Regarding open coding, the document also states:
Internal code review should be conducted for all open-source projects, and specific responsibilities must be met within or close to the development team.
While reviews might slow the process of sharing code openly, they need to be considered within the context of software code maintenance. Books on code review principles from the Tidyteam at Posit can be an excellent starting point.
The document "Making Source Code Open and Reusable" suggests making your code open from the start and provides a short checklist on what to consider when making existing code open.
Licenses
Languages
To clarify the spelling: "license" is both a noun and a verb in US English, while in UK English, "licence" is used as a noun and "license" as a verb. This becomes important for searches, which is why the header title includes both spellings.
The GDS Way states:
When using a proper name, use the appropriate spelling for that thing (e.g., the MIT License). Each repository should include a licence file. This should be called LICENCE or LICENCE.md.
How to Use Licenses
Although documents like "Data Saves Lives" stated an intention to:
Publish a digital playbook on how to open source your code for health and care organizations. Guidance on where to put the code, how to license and maintain it, and best practices for working with suppliers will be published, in addition to case studies of teams who have done this – completed May 2022.
This has not led to any specific document explaining when or how to use licences. The reference to a digital playbook requiring the creation of a project that can be used by other healthcare organizations links to case study scenarios, which may have relevant information but require thorough reading and referencing. One site listed is the CDU Data Science Team, which used licences but did not explicitly mention how or when to use them.
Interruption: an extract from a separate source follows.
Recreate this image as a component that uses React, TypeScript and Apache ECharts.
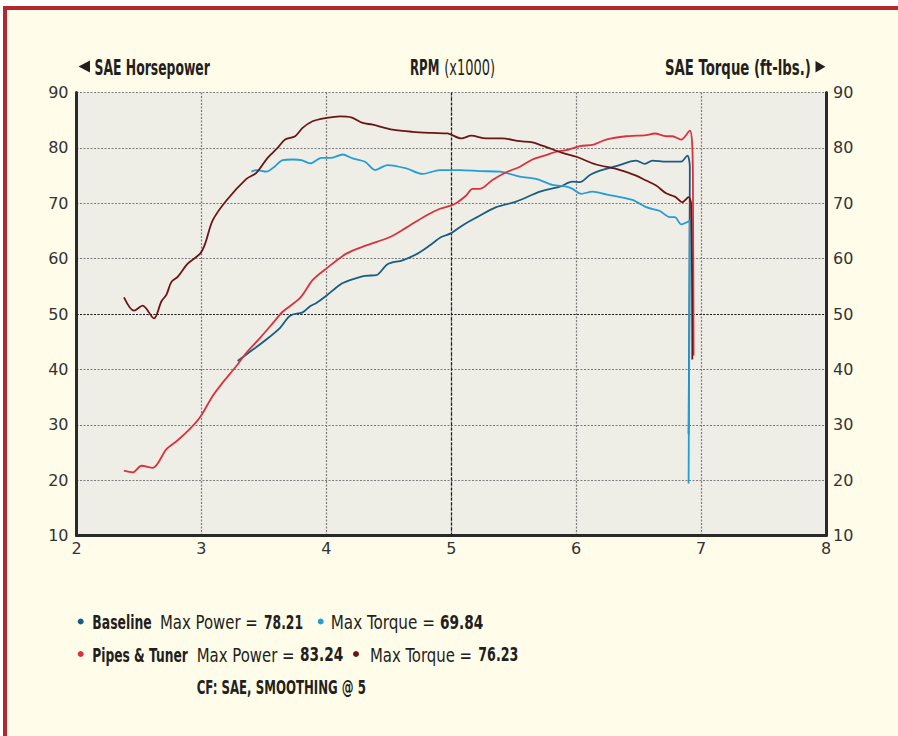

Government documents like the Duck book contain sections on copyright and licenses, and their recommendations, along with those of the Analysis Function, are to use MIT and OGL.
The document "Making Source Code Open and Reusable" states:
You should publish your code under an Open Source Initiative-compatible licence. For example, GDS uses the MIT licence. All code produced by civil servants is automatically covered by Crown Copyright.
However, many people who are part of the NHS-R Community are not considered civil servants:
Civil servants are defined much more narrowly than public sector workers: police, teachers, NHS staff, members of the armed forces, and local government officers are not counted as civil servants.
Even when a person’s work is covered by being a civil servant, it is still good practice to include the corresponding licence to any published work, as it cannot be assumed that people know the work is covered by the licence or that the person was a civil servant.
While some NHS organizations are considered Crown bodies like the Department of Health:
Subsection (7) provides that, like NHS trusts, NHS foundation trusts are not Crown bodies: see paragraph 18 of Schedule 2 to the National Health Service and Community Care Act 1990 (“the 1990 Act”).
(Health and Social Care (Community Health and Standards) Act 2003 Explanatory Notes.)
NHS-R Community Use of Licences
The use of licences by the NHS-R Community for GitHub repositories will be detailed in the NHSR-Way book under the Style Guide for code.
Setting Up Licences
There are two ways to start a repository for sharing on GitHub. Firstly, you can create a repository directly on the GitHub website and select the appropriate licence during the setup process.
If you create the project locally, using R for example, you can add a licence to it using the usethis
package by typing the following commands in the R console:
usethis::use_cc0_license()
usethis::use_mit_license()
However, the OGL (Open Government Licence) does not appear in the selections for usethis
or GitHub. Crown Copyright sometimes appears as a separate licence, as in the a11ytables
package, and sometimes combined, as in pay-aminusers, an example referred to in the GDS Way.
Dual licences, such as MIT and CC0, are not commonly combined. More information about dual licensing can be found on the GitHub site.